PubSubnetRouting${X}:
Type: AWS::EC2::SubnetRouteTableAssociation
Properties:
RouteTableId: !Ref PubRouteTable
SubnetId: !Ref <-- THIS WORKS
Fn::Sub: 'PubSubnet${X}' <-- THIS WORKS
Fn::GetAtt Layout is Incorrect
After fixing references to resources created in the loop, the next error was bit similar but not exactly the same. Here is the piece that creates NAT gateways with EIPs.
NatGw${X}:
Type: AWS::EC2::NatGateway
Properties:
SubnetId: !Ref
Fn::Sub: 'PubSubnet${X}'
AllocationId: !GetAtt
Fn::Sub: NatEip${X}.AllocationId <-- THIS FAILS
In this case the solution was to be found from Cloudformation documentation where there was
an exacty the same case of NAT gateway and EIP. Solution was not to use shorthand
notation for GetAtt
but orinal with separate parameters for resourcee and attribute.
NatGw${X}:
Type: AWS::EC2::NatGateway
Properties:
SubnetId: !Ref
Fn::Sub: 'PubSubnet${X}'
AllocationId: !GetAtt
- !Sub NatEip${X}
- AllocationId
S3 Endpoint
Sometimes you would want to get a list of resources created in the loop and use that as parameter for another resource. Unfortunately this isn’t possible. While using the loop didn’t simplify and allowed me to avoid most of code duplication for S3 endpoint it was the opposite. If you know all the route tables you want to insert a route to S3 gateway endpoint, you can do it with single resource.
S3vpcEndpoint:
Type: AWS::EC2::VPCEndpoint
Properties:
ServiceName: !Sub 'com.amazonaws.${AWS::Region}.s3'
VpcEndpointType: Gateway
VpcId: !Ref VPC
RouteTableIds:
- !Ref PubRouteTable
- !Ref PrivRouteTableA
- !Ref PrivRouteTableB
- !Ref PrivRouteTableC
However now I had to create dedicated endpoint resource for each route table. This isn’t a big deal, unless you are getting close to the maximum template size. Here is how above was translated into refactored version.
S3vpcEndpointPublic:
Type: AWS::EC2::VPCEndpoint
Properties:
ServiceName: !Sub 'com.amazonaws.${AWS::Region}.s3'
VpcEndpointType: Gateway
VpcId: !Ref VPC
RouteTableIds:
- !Ref PubRouteTable
And then looping through all private route tables.
S3vpcEndpointPriv${X}:
Type: AWS::EC2::VPCEndpoint
Properties:
ServiceName: !Sub 'com.amazonaws.${AWS::Region}.s3'
VpcEndpointType: Gateway
VpcId: !Ref VPC
RouteTableIds:
- !Ref
Fn::Sub: PrivRouteTable${X}
You Can’t Update This
Template has a parameter to define how many and which AZs to deploy.
AvailabilityZones:
Type: CommaDelimitedList
Description: "Deploy to AZs"
Default: "a,b,c"
AllowedValues: [a,b,c]
'Fn::ForEach::AZ':
- X
- !Ref AvailabilityZones
Idea was that you could have updated the stack and deploy to additional AZs if needed. Removing AZs wasn’t in the plans as removing a subnet would have first required to empty all network interfaces from it, that would have been difficult in real-life.
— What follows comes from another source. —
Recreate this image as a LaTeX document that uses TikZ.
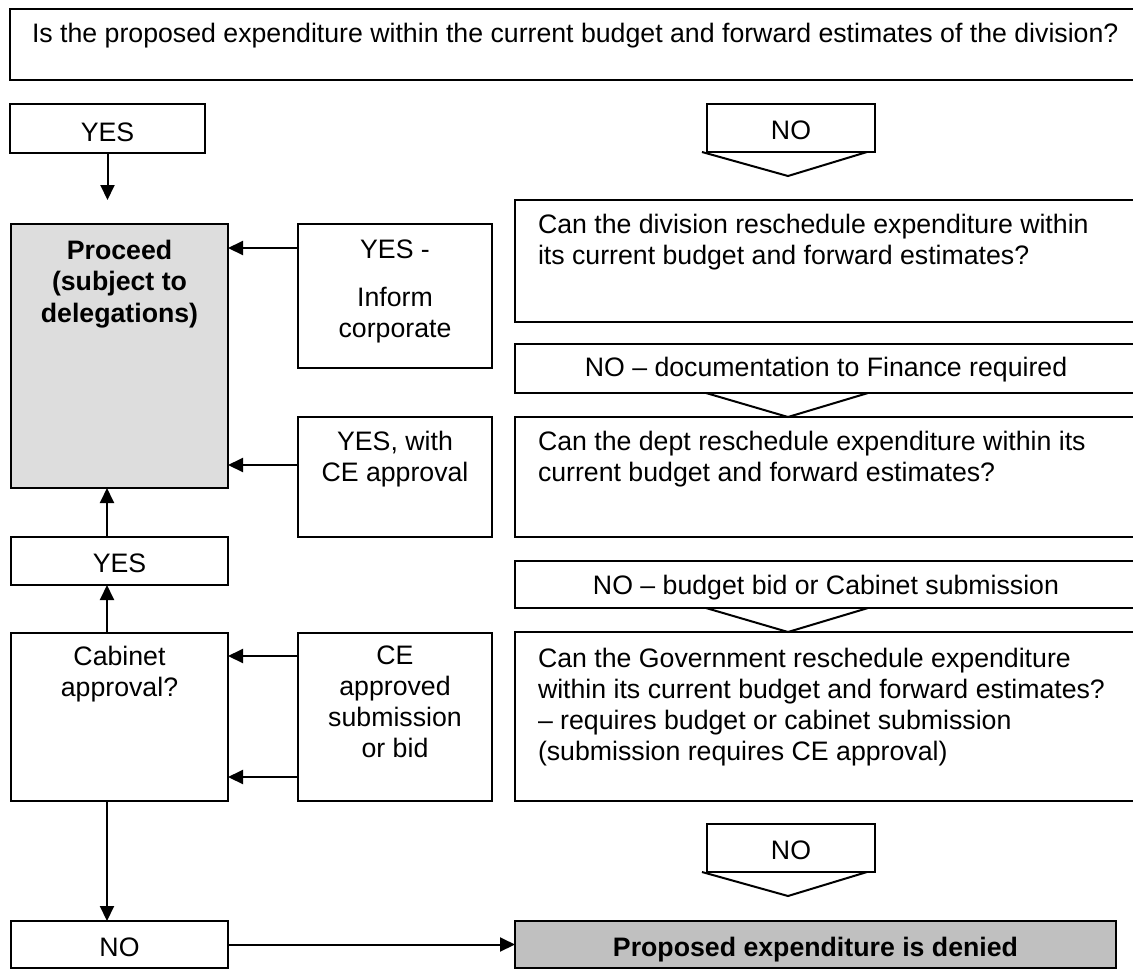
\documentclass[tikz,border=0pt]{standalone}
\usepackage{fontspec}
\setmainfont{Liberation Sans}
\usetikzlibrary{arrows.meta,calc}
\definecolor{procfill}{HTML}{DDDDDD}
\definecolor{denyfill}{HTML}{C0C0C0}
\begin{document}
\begin{tikzpicture}[x=1pt,y=-1pt,
  every node/.style={inner sep=0pt,outer sep=0pt},
  box/.style={draw,line width=2pt,anchor=north west},
  txt/.style={font=\fontsize{26.7}{31}\selectfont,align=center,anchor=north,
              execute at begin node=\strut},
  ltxt/.style={txt,align=left,anchor=north west},
  arr/.style={line width=2pt,-{Triangle[length=15pt,width=14pt]}},
  vee/.style={line width=2pt,line join=miter}]
\useasboundingbox (0,0) rectangle (1133,970);

% question at the top
\node[box,minimum width=1127,minimum height=71] (q0) at (10,9) {};
\node[ltxt] (q0t) at (32,21) {Is the proposed expenditure within the current budget and forward estimates of the division?};

% first answers
\node[box,minimum width=195,minimum height=49] (yesA) at (10,104) {};
\node[txt] (yesAt) at (107.5,120) {YES};
\node[box,minimum width=168,minimum height=48] (noA) at (707,104) {};
\node[txt] (noAt) at (791,118) {NO};
\draw[vee] ($(noA.south west)+(-5,0)$) -- ($(noA.south west)+(81,24)$) -- ($(noA.south east)+(-8,0)$);

% left column
\node[box,fill=procfill,minimum width=217,minimum height=264] (proc) at (11,224) {};
\node[txt,font=\fontsize{26.7}{31.5}\selectfont\bfseries] (proct) at (119.5,240) {Proceed\\(subject to\\delegations)};
\node[box,minimum width=217,minimum height=48] (yesB) at (11,537) {};
\node[txt] (yesBt) at (119.5,551) {YES};
\node[box,minimum width=217,minimum height=168] (cab) at (11,633) {};
\node[txt] (cabt) at (119.5,646) {Cabinet\\approval?};
\node[box,minimum width=217,minimum height=47] (noC) at (11,921) {};
\node[txt] (noCt) at (119.5,935) {NO};

% middle column
\node[box,minimum width=194,minimum height=144] (inform) at (298,224) {};
\node[txt] (informt) at (395,240) {YES -\\[17pt]Inform\\corporate};
\node[box,minimum width=194,minimum height=120] (yesce) at (298,417) {};
\node[txt] (yescet) at (395,431) {YES, with\\CE approval};
\node[box,minimum width=194,minimum height=168] (ceapp) at (298,633) {};
\node[txt] (ceappt) at (395,646) {CE\\approved\\submission\\or bid};

% right column
\node[box,minimum width=622,minimum height=122] (candiv) at (515,200) {};
\node[ltxt] (candivt) at (538,214) {Can the division reschedule expenditure within\\its current budget and forward estimates?};
\node[box,minimum width=622,minimum height=49] (nodoc) at (515,344) {};
\node[txt] (nodoct) at (826,355) {NO -- documentation to Finance required};
\draw[vee] ($(nodoc.south west)+(191,0)$) -- ($(nodoc.south west)+(273,24)$) -- ($(nodoc.south west)+(353,0)$);
\node[box,minimum width=622,minimum height=120] (candept) at (515,417) {};
\node[ltxt] (candeptt) at (538,431) {Can the dept reschedule expenditure within its\\current budget and forward estimates?};
\node[box,minimum width=622,minimum height=47] (nobud) at (515,561) {};
\node[txt] (nobudt) at (826,573) {NO -- budget bid or Cabinet submission};
\draw[vee] ($(nobud.south west)+(191,0)$) -- ($(nobud.south west)+(273,24)$) -- ($(nobud.south west)+(353,0)$);
\node[box,minimum width=622,minimum height=169] (govt) at (515,632) {};
\node[ltxt] (govtt) at (538,648) {Can the Government reschedule expenditure\\within its current budget and forward estimates?\\-- requires budget or cabinet submission\\(submission requires CE approval)};
\node[box,minimum width=168,minimum height=48] (noB) at (707,824) {};
\node[txt] (noBt) at (791,838) {NO};
\draw[vee] ($(noB.south west)+(-5,0)$) -- ($(noB.south west)+(81,24)$) -- ($(noB.south east)+(-8,0)$);
\node[box,fill=denyfill,minimum width=601,minimum height=47] (deny) at (515,921) {};
\node[txt,font=\fontsize{26.7}{31}\selectfont\bfseries] (denyt) at (815.5,935) {Proposed expenditure is denied};

% connector levels
\coordinate (colx) at (107,0);
\coordinate (stopA) at (107.5,200);
\coordinate (lv1) at (0,248);
\coordinate (lv2) at (0,465);
\coordinate (lv3) at (0,656);
\coordinate (lv4) at (0,777);

% connectors
\draw[arr] (yesA.south) -- (stopA);
\draw[arr] (inform.west |- lv1) -- (proc.east |- lv1);
\draw[arr] (yesce.west |- lv2) -- (proc.east |- lv2);
\draw[arr] (yesB.north -| colx) -- (proc.south -| colx);
\draw[arr] (cab.north -| colx) -- (yesB.south -| colx);
\draw[arr] (ceapp.west |- lv3) -- (cab.east |- lv3);
\draw[arr] (ceapp.west |- lv4) -- (cab.east |- lv4);
\draw[arr] (cab.south -| colx) -- (noC.north -| colx);
\draw[arr] (noC.east) -- (deny.west);
\end{tikzpicture}
\end{document}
Unfortunately this isn’t possible as changes into loop collection doesn’t trigger stack update. So for now this parameter can only be changed when stack is created to select which AZs it will deploy to. You can vote for this Github issue if you think this would deserve more attention. I already did.
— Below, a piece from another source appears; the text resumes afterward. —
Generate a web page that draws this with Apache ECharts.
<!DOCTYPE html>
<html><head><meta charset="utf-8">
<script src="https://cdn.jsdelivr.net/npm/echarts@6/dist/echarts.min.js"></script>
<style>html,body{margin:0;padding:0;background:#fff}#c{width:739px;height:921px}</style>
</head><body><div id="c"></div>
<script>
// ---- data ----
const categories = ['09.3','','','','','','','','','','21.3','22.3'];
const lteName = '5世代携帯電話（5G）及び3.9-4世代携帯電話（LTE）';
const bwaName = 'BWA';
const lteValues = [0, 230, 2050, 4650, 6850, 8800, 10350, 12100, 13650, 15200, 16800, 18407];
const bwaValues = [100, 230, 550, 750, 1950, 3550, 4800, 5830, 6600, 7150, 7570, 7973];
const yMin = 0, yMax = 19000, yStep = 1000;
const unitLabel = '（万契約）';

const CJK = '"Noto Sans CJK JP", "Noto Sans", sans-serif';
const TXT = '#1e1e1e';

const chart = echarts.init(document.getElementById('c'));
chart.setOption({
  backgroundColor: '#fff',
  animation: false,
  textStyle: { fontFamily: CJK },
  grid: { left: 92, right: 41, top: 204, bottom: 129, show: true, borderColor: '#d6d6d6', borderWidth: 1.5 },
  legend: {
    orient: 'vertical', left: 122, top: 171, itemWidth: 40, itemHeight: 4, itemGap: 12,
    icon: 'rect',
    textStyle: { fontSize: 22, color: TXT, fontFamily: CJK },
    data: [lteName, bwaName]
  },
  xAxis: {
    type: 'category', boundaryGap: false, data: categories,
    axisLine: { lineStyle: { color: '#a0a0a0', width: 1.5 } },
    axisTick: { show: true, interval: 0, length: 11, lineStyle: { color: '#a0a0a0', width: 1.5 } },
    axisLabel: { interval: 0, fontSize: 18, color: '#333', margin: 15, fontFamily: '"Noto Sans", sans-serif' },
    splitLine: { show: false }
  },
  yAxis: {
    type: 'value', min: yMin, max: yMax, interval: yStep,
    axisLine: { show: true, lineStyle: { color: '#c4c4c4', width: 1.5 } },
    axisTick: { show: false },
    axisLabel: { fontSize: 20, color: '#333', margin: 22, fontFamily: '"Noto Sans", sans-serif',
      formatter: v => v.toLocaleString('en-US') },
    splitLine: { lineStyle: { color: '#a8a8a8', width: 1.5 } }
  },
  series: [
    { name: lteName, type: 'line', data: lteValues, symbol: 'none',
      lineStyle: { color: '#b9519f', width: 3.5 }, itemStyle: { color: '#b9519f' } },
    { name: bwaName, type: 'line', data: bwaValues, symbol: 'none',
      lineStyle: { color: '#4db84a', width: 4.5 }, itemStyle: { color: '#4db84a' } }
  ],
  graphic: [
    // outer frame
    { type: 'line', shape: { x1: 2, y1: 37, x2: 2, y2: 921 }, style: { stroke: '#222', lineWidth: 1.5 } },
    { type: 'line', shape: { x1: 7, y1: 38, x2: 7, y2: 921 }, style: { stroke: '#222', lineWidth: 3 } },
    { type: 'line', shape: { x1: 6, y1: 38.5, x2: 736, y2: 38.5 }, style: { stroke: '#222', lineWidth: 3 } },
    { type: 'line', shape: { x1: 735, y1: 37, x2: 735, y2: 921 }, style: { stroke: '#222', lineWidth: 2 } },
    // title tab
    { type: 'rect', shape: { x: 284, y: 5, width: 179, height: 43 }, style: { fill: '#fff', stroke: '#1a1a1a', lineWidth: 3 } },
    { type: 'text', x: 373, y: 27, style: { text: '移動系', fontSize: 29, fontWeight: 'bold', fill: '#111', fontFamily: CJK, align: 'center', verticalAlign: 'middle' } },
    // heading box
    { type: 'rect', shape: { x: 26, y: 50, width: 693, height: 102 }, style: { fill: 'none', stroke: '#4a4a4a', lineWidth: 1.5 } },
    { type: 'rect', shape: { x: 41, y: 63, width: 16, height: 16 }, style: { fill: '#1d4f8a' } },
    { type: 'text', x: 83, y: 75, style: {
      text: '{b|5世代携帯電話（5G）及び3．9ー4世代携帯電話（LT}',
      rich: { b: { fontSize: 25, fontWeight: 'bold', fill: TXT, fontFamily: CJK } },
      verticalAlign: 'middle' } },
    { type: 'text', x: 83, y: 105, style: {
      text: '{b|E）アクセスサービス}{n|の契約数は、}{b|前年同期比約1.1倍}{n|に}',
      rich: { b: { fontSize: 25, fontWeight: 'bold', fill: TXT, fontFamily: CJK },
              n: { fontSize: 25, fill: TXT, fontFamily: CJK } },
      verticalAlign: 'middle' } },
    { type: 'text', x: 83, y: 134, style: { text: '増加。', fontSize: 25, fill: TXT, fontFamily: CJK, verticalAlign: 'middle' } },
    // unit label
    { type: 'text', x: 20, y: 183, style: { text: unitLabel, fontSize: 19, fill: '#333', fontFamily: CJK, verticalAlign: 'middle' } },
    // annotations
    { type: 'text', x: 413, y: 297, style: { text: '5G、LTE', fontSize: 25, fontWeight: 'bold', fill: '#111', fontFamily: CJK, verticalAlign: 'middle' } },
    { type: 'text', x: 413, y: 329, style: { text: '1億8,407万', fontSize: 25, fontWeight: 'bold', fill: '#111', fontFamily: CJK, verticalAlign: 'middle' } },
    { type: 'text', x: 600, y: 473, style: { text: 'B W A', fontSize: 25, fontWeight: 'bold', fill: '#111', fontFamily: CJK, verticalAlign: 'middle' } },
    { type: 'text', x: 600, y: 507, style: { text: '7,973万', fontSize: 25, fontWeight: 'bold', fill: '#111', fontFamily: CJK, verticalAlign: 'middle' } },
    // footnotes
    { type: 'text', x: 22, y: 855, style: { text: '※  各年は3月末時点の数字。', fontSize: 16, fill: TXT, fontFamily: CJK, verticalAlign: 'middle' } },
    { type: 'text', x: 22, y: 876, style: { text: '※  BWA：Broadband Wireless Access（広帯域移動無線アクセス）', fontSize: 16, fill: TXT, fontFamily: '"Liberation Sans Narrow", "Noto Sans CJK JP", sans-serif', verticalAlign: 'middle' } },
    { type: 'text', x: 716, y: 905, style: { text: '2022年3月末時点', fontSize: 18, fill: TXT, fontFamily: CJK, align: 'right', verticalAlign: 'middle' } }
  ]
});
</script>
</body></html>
Logical Resource IDs Must Be Alpha Numeric
In Cloudformation template logical resource IDs must be alpha numeric, ie. only capital (A-Z) and small (a-z) letters and numbers (0-9) are allowed. I didn’t have this problem with my template but it is very easy to see how this would become an issue if you wanted to iterate over a collection of IP addresses (with dots in them) or emails. There are some good ideas for solutions like exposing a loop index instead of using variable itself. This and other enhancement ideas can be found from this Github issue. You can either vote for it, or read it as a guidance of what is not possible (yet).
Was It Worth It?
Yes it was. While this was a rather long list of things that were either non-intuitive or
not possible at all, it was possible to remove a lot of duplicate code and cumbersome logic
that would have been necessary without Fn::ForEach
.
Ps. The Bug I ran into when I was testing this for the first time got fixed mid-Dec23.